As of now, Kelpÿ is producing their product in smaller batches, but Kuehne said 29,000 pounds of kelp will be turned into kelp chips by March. They will then ship out to Costco and smaller distributors.
Kuehne said that by receiving help from a large distributor like Costco, Kelpÿ and kelp farms will be able to grow in scale.
In addition to their updated website, Kelpÿ branched out to other social media platforms such as Facebook, Twitter and Instagram.
“Our biggest marketing asset is encouraging people through Facebook to pre-order our chips off the website,” said Cory Bierman, the company’s marketing officer.
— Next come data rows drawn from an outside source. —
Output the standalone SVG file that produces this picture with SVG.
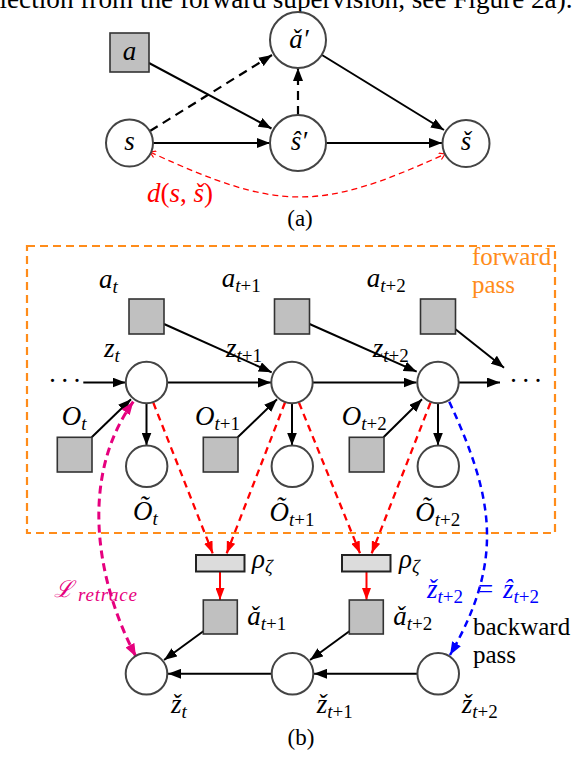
<svg xmlns="http://www.w3.org/2000/svg" width="580" height="782" viewBox="0 0 580 782">
<defs>
<style>
.m{font-family:'Liberation Serif','DejaVu Serif',serif;font-style:italic;font-size:27px;fill:#000}
.s{font-size:19px}
.u{font-style:normal}
.rm{font-family:'Liberation Serif','DejaVu Serif',serif;font-size:25px;fill:#000}
.cap{font-family:'Liberation Serif','DejaVu Serif',serif;font-size:23px;fill:#000}
.c{fill:#fff;stroke:#444;stroke-width:2}
.q{fill:#c0c0c0;stroke:#333;stroke-width:1.6}
.rho{fill:#dcdcdc;stroke:#222;stroke-width:2}
.k{stroke:#000;stroke-width:2;fill:none}
.kd{stroke:#000;stroke-width:2.2;fill:none;stroke-dasharray:9 6}
.rd{stroke:#f00;stroke-width:2.3;fill:none;stroke-dasharray:7 5}
.rs{stroke:#f00;stroke-width:2;fill:none}
.rt{stroke:#f00;stroke-width:1.3;fill:none;stroke-dasharray:6 4}
.md{stroke:#e6007e;stroke-width:3;fill:none;stroke-dasharray:8 5}
.bd{stroke:#00f;stroke-width:2.5;fill:none;stroke-dasharray:7 5}
.od{stroke:#ff8c1a;stroke-width:2.2;fill:none;stroke-dasharray:8 5}
</style>
<marker id="ak" markerUnits="userSpaceOnUse" viewBox="0 0 13 10" markerWidth="13" markerHeight="10" refX="13" refY="5" orient="auto"><path d="M0,0 L13,5 L0,10 z" fill="#000"/></marker>
<marker id="ar" markerUnits="userSpaceOnUse" viewBox="0 0 12 9" markerWidth="12" markerHeight="9" refX="12" refY="4.5" orient="auto"><path d="M0,0 L12,4.5 L0,9 z" fill="#f00"/></marker>
<marker id="am" markerUnits="userSpaceOnUse" viewBox="0 0 13 10" markerWidth="13" markerHeight="10" refX="13" refY="5" orient="auto-start-reverse"><path d="M0,0 L13,5 L0,10 z" fill="#e6007e"/></marker>
<marker id="ab" markerUnits="userSpaceOnUse" viewBox="0 0 13 10" markerWidth="13" markerHeight="10" refX="13" refY="5" orient="auto"><path d="M0,0 L13,5 L0,10 z" fill="#00f"/></marker>
<marker id="ao" markerUnits="userSpaceOnUse" viewBox="0 0 7 8" markerWidth="7" markerHeight="8" refX="6" refY="4" orient="auto-start-reverse"><path d="M0.5,0.5 L6,4 L0.5,7.5" fill="none" stroke="#f00" stroke-width="1.2"/></marker>
</defs>

<text x="-0.5" y="7.5" font-family="'Liberation Serif',serif" font-size="27.2">lection from the forward supervision, see Figure 2a).</text>

<!-- Part (a) connectors -->
<g id="connectors-a">
<line class="k" x1="149" y1="63" x2="271.5" y2="128.5" marker-end="url(#ak)"/>
<line class="kd" x1="150" y1="131" x2="272" y2="55" marker-end="url(#ak)"/>
<line class="kd" x1="298" y1="115" x2="298" y2="68" marker-end="url(#ak)"/>
<line class="k" x1="322" y1="55" x2="444" y2="130" marker-end="url(#ak)"/>
<line class="k" x1="153" y1="143" x2="270" y2="143" marker-end="url(#ak)"/>
<line class="k" x1="326" y1="143" x2="442" y2="143" marker-end="url(#ak)"/>
<path class="rt" d="M150,152 C277.5,210.6 317.5,212.6 445,154" marker-start="url(#ao)" marker-end="url(#ao)"/>
</g>

<g id="node-a"><rect class="q" x="110" y="33" width="39" height="39"/><text class="m" x="129.5" y="60" text-anchor="middle">a</text></g>
<g id="node-a-check-prime"><circle class="c" cx="298" cy="40" r="28"/><text class="m" x="299" y="48" text-anchor="middle">ǎ′</text></g>
<g id="node-s"><circle class="c" cx="129.5" cy="143" r="23.5"/><text class="m" x="129.5" y="149.5" text-anchor="middle">s</text></g>
<g id="node-s-hat-prime"><circle class="c" cx="298" cy="143" r="28"/><text class="m" x="299" y="150" text-anchor="middle">ŝ′</text></g>
<g id="node-s-check"><circle class="c" cx="466" cy="143.5" r="23.5"/><text class="m" x="466" y="150" text-anchor="middle">š</text></g>

<text class="m" x="147" y="202" style="fill:#f00">d<tspan class="u">(</tspan>s<tspan class="u">, </tspan>š<tspan class="u">)</tspan></text>
<text class="cap" x="300" y="226" text-anchor="middle">(a)</text>

<!-- Part (b) -->
<rect class="od" x="27" y="246" width="528" height="287"/>
<text class="rm" x="472" y="265" style="fill:#ff8c1a">forward</text>
<text class="rm" x="472" y="293" style="fill:#ff8c1a">pass</text>
<text class="rm" x="473" y="635">backward</text>
<text class="rm" x="473" y="663">pass</text>

<g id="connectors-b">
<line class="k" x1="83.3" y1="382.5" x2="125.5" y2="382.5" marker-end="url(#ak)"/>
<line class="k" x1="167" y1="382.5" x2="271" y2="382.5" marker-end="url(#ak)"/>
<line class="k" x1="313" y1="382.5" x2="416.5" y2="382.5" marker-end="url(#ak)"/>
<line class="k" x1="459" y1="382.5" x2="500" y2="382.5" marker-end="url(#ak)"/>
<line class="k" x1="164" y1="324" x2="271.7" y2="372.3" marker-end="url(#ak)"/>
<line class="k" x1="309.5" y1="324" x2="416.7" y2="371.7" marker-end="url(#ak)"/>
<line class="k" x1="455.5" y1="329.3" x2="504" y2="367.7" marker-end="url(#ak)"/>
<line class="k" x1="91.7" y1="437.3" x2="131" y2="399.3" marker-end="url(#ak)"/>
<line class="k" x1="237.7" y1="437.3" x2="277" y2="399.3" marker-end="url(#ak)"/>
<line class="k" x1="383.5" y1="437.3" x2="422" y2="399.3" marker-end="url(#ak)"/>
<line class="k" x1="146.5" y1="403.2" x2="146.5" y2="445.5" marker-end="url(#ak)"/>
<line class="k" x1="292" y1="403.2" x2="292" y2="445.5" marker-end="url(#ak)"/>
<line class="k" x1="438" y1="403.2" x2="438" y2="445.5" marker-end="url(#ak)"/>
<line class="rd" x1="153.3" y1="402.7" x2="212.7" y2="553.3" marker-end="url(#ar)"/>
<line class="rd" x1="285" y1="402.5" x2="226.7" y2="553.3" marker-end="url(#ar)"/>
<line class="rd" x1="299" y1="402.7" x2="360" y2="553.3" marker-end="url(#ar)"/>
<line class="rd" x1="430.5" y1="402.7" x2="371.7" y2="553.3" marker-end="url(#ar)"/>
<line class="rs" x1="220" y1="571.7" x2="220" y2="600" marker-end="url(#ar)"/>
<line class="rs" x1="366.5" y1="571.7" x2="366.5" y2="600" marker-end="url(#ar)"/>
<line class="k" x1="271.7" y1="673.8" x2="168" y2="673.8" marker-end="url(#ak)"/>
<line class="k" x1="417.5" y1="673.8" x2="314" y2="673.8" marker-end="url(#ak)"/>
<line class="k" x1="204" y1="630.7" x2="164" y2="660" marker-end="url(#ak)"/>
<line class="k" x1="350" y1="630.7" x2="310" y2="660" marker-end="url(#ak)"/>
<path class="md" d="M133.3,401.7 C80.4,474.5 94.1,577 136,656.7" marker-start="url(#am)" marker-end="url(#am)"/>
<path class="bd" d="M449.3,401.7 C494.7,500 504,561 450,655" marker-end="url(#ab)"/>
</g>

<text class="m" x="48" y="389.5" style="font-style:normal;letter-spacing:3.3px">···</text>
<text class="m" x="509" y="389.5" style="font-style:normal;letter-spacing:3.3px">···</text>

<g id="node-a-t"><rect class="q" x="129" y="299" width="35" height="35"/></g>
<g id="node-a-t1"><rect class="q" x="274.5" y="299" width="35" height="35"/></g>
<g id="node-a-t2"><rect class="q" x="420.5" y="299" width="35" height="35"/></g>
<text class="m" x="99" y="288">a<tspan class="s" dy="5">t</tspan></text>
<text class="m" x="221.7" y="287">a<tspan class="s" dy="5">t</tspan><tspan class="s u">+1</tspan></text>
<text class="m" x="366.7" y="287">a<tspan class="s" dy="5">t</tspan><tspan class="s u">+2</tspan></text>

<g id="node-z-t"><circle class="c" cx="146.5" cy="382.5" r="20.7"/></g>
<g id="node-z-t1"><circle class="c" cx="292" cy="382.5" r="20.7"/></g>
<g id="node-z-t2"><circle class="c" cx="438" cy="382.5" r="20.7"/></g>
<text class="m" x="104" y="357">z<tspan class="s" dy="5">t</tspan></text>
<text class="m" x="226" y="357">z<tspan class="s" dy="5">t</tspan><tspan class="s u">+1</tspan></text>
<text class="m" x="372.7" y="357">z<tspan class="s" dy="5">t</tspan><tspan class="s u">+2</tspan></text>

<g id="node-o-t"><rect class="q" x="57.3" y="437.3" width="34.7" height="34.7"/></g>
<g id="node-o-t1"><rect class="q" x="203.3" y="437.3" width="34.7" height="34.7"/></g>
<g id="node-o-t2"><rect class="q" x="349.3" y="437.3" width="34.7" height="34.7"/></g>
<text class="m" x="61.7" y="425">O<tspan class="s" dy="5">t</tspan></text>
<text class="m" x="195" y="425">O<tspan class="s" dy="5">t</tspan><tspan class="s u">+1</tspan></text>
<text class="m" x="341.7" y="425">O<tspan class="s" dy="5">t</tspan><tspan class="s u">+2</tspan></text>

<g id="node-otilde-t"><circle class="c" cx="146.7" cy="466.3" r="20.7"/></g>
<g id="node-otilde-t1"><circle class="c" cx="292.3" cy="466.3" r="20.7"/></g>
<g id="node-otilde-t2"><circle class="c" cx="438.3" cy="466.3" r="20.7"/></g>
<text class="m" x="145.5" y="520" text-anchor="middle">Õ<tspan class="s" dy="5">t</tspan></text>
<text class="m" x="292" y="521" text-anchor="middle">Õ<tspan class="s" dy="5">t</tspan><tspan class="s u">+1</tspan></text>
<text class="m" x="437.7" y="521" text-anchor="middle">Õ<tspan class="s" dy="5">t</tspan><tspan class="s u">+2</tspan></text>

<g id="node-rho-1"><rect class="rho" x="196" y="555" width="48.5" height="16.5"/><text class="m" x="252" y="568">ρ<tspan class="s" dy="5">ζ</tspan></text></g>
<g id="node-rho-2"><rect class="rho" x="342" y="555" width="48.5" height="16.5"/><text class="m" x="399" y="568">ρ<tspan class="s" dy="5">ζ</tspan></text></g>

<g id="node-acheck-t1"><rect class="q" x="203.3" y="600" width="34" height="34"/><text class="m" x="247.3" y="625">ǎ<tspan class="s" dy="5">t</tspan><tspan class="s u">+1</tspan></text></g>
<g id="node-acheck-t2"><rect class="q" x="349.3" y="600" width="34" height="34"/><text class="m" x="393.3" y="625">ǎ<tspan class="s" dy="5">t</tspan><tspan class="s u">+2</tspan></text></g>

<g id="node-zcheck-t"><circle class="c" cx="146.5" cy="673.8" r="20.8"/><text class="m" x="171" y="713">ž<tspan class="s" dy="5">t</tspan></text></g>
<g id="node-zcheck-t1"><circle class="c" cx="292.5" cy="673.8" r="20.8"/><text class="m" x="316.7" y="713">ž<tspan class="s" dy="5">t</tspan><tspan class="s u">+1</tspan></text></g>
<g id="node-zcheck-t2"><circle class="c" cx="438.2" cy="673.8" r="20.8"/><text class="m" x="461.7" y="713">ž<tspan class="s" dy="5">t</tspan><tspan class="s u">+2</tspan></text></g>

<text class="m" x="54" y="597" style="fill:#e6007e;font-size:23px">ℒ<tspan class="s" x="78" dy="4" textLength="59">retrace</tspan></text>
<text class="m" y="598" style="fill:#00f"><tspan x="427">ž</tspan><tspan class="s" dy="5">t</tspan><tspan class="s u">+2</tspan><tspan class="u" x="478" dy="-5">=</tspan><tspan x="503">ẑ</tspan><tspan class="s" dy="5">t</tspan><tspan class="s u">+2</tspan></text>

<text class="cap" x="301" y="745" text-anchor="middle">(b)</text>
</svg>
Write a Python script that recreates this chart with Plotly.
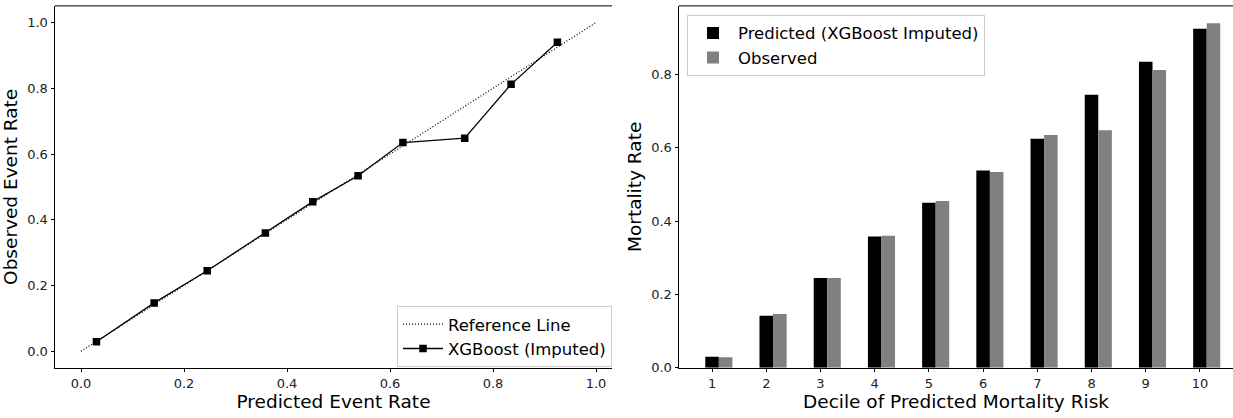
import plotly.graph_objects as go

# ---- data ----
predicted = [0.030, 0.142, 0.245, 0.358, 0.450, 0.538, 0.625, 0.745, 0.835, 0.925]
observed = [0.029, 0.147, 0.245, 0.360, 0.455, 0.534, 0.635, 0.648, 0.812, 0.940]
deciles = [1, 2, 3, 4, 5, 6, 7, 8, 9, 10]
ref_x = [0.0, 1.0]
ref_y = [0.0, 1.0]
bar_width = 0.25

W, H = 1233, 418
FONT = "DejaVu Sans"

def px_x(p):
    return p / W

def px_y(p):
    return 1 - p / H

fig = go.Figure()

# Left: calibration plot
fig.add_trace(go.Scatter(
    x=ref_x, y=ref_y, mode="lines", name="Reference Line",
    line=dict(color="black", width=1.2, dash="1px,2px"),
    xaxis="x", yaxis="y", legend="legend"))
fig.add_trace(go.Scatter(
    x=predicted, y=observed, mode="lines+markers", name="XGBoost (Imputed)",
    line=dict(color="black", width=1.3),
    marker=dict(symbol="square", size=7.5, color="black"),
    xaxis="x", yaxis="y", legend="legend"))

# Right: bar chart
fig.add_trace(go.Bar(
    x=deciles, y=predicted, width=bar_width, name="Predicted (XGBoost Imputed)",
    marker=dict(color="black", line=dict(width=0)),
    xaxis="x2", yaxis="y2", legend="legend2"))
fig.add_trace(go.Bar(
    x=[d + bar_width for d in deciles], y=observed, width=bar_width, name="Observed",
    marker=dict(color="#808080", line=dict(width=0)),
    xaxis="x2", yaxis="y2", legend="legend2"))

tickfont = dict(family=FONT, size=13, color="#222")
titlefont = dict(family=FONT, size=18.5, color="black")
axis_common = dict(showline=True, linecolor="black", linewidth=1, ticks="outside",
                   ticklen=3.5, tickwidth=1, tickcolor="black", showgrid=False,
                   zeroline=False, tickfont=tickfont)

ydom = [px_y(375), px_y(6)]

fig.update_layout(
    width=W, height=H,
    margin=dict(l=0, r=0, t=0, b=0),
    paper_bgcolor="white", plot_bgcolor="white",
    barmode="overlay",
    font=dict(family=FONT, color="black"),
    xaxis=dict(domain=[px_x(55), px_x(612)], range=[-0.0505, 1.031],
               tickvals=[0, 0.2, 0.4, 0.6, 0.8, 1.0], ticktext=["0.0", "0.2", "0.4", "0.6", "0.8", "1.0"],
               title=dict(text="Predicted Event Rate", font=titlefont, standoff=2),
               anchor="y", **axis_common),
    yaxis=dict(domain=ydom, range=[-0.0505, 1.0507],
               tickvals=[0, 0.2, 0.4, 0.6, 0.8, 1.0], ticktext=["0.0", "0.2", "0.4", "0.6", "0.8", "1.0"],
               title=dict(text="Observed Event Rate", font=titlefont, standoff=4),
               anchor="x", **axis_common),
    xaxis2=dict(domain=[px_x(679), 1.0], range=[0.39, 10.61],
                tickvals=deciles, ticktext=[str(d) for d in deciles],
                title=dict(text="Decile of Predicted Mortality Risk", font=titlefont, standoff=2),
                anchor="y2", **axis_common),
    yaxis2=dict(domain=ydom, range=[0, 0.987],
                tickvals=[0, 0.2, 0.4, 0.6, 0.8], ticktext=["0.0", "0.2", "0.4", "0.6", "0.8"],
                title=dict(text="Mortality Rate", font=titlefont, standoff=4),
                anchor="x2", **axis_common),
    legend=dict(x=px_x(612), y=px_y(374), xanchor="right", yanchor="bottom",
                bgcolor="rgba(255,255,255,0.85)", bordercolor="#cccccc", borderwidth=1,
                font=dict(family=FONT, size=16.5, color="black"), itemwidth=40,
                tracegroupgap=0),
    legend2=dict(x=px_x(687), y=px_y(15), xanchor="left", yanchor="top",
                 bgcolor="rgba(255,255,255,0.85)", bordercolor="#cccccc", borderwidth=1,
                 font=dict(family=FONT, size=16.5, color="black"), itemwidth=40,
                 tracegroupgap=0),
    shapes=[
        dict(type="line", xref="x domain", yref="y domain", x0=0, x1=1, y0=1, y1=1,
             line=dict(color="black", width=1)),
        dict(type="line", xref="x2 domain", yref="y2 domain", x0=0, x1=1, y0=1, y1=1,
             line=dict(color="black", width=1)),
    ],
)

fig.write_html("out.html")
Bierman said a key marketing goal for the company is to normalize the product into the mass market and expand beyond the health food markets.
“So someone who would buy Doritos would ideally buy kelp chips,” Bierman said.
The company is currently working on a Reddit page.
“The market that we’re targeting right now is college students,” Kuehne said. “I think our generation is more interested in sustainability, food sustainability in particular.”
LaFlamme said an important marketing goal for the team is for consumers to understand that not only does it taste good, but that it’s healthy and environmentally friendly.
Kelpÿ is currently looking for a facility that meets their needs, one they can use to help them create kelp chips over a long period of time.
“We want to get out of the Lehigh bubble,” Bierman said. “We want to make it into markets in the New England area where kelp is the greatest. Really just to expand our name and our distribution channels out of Lehigh.”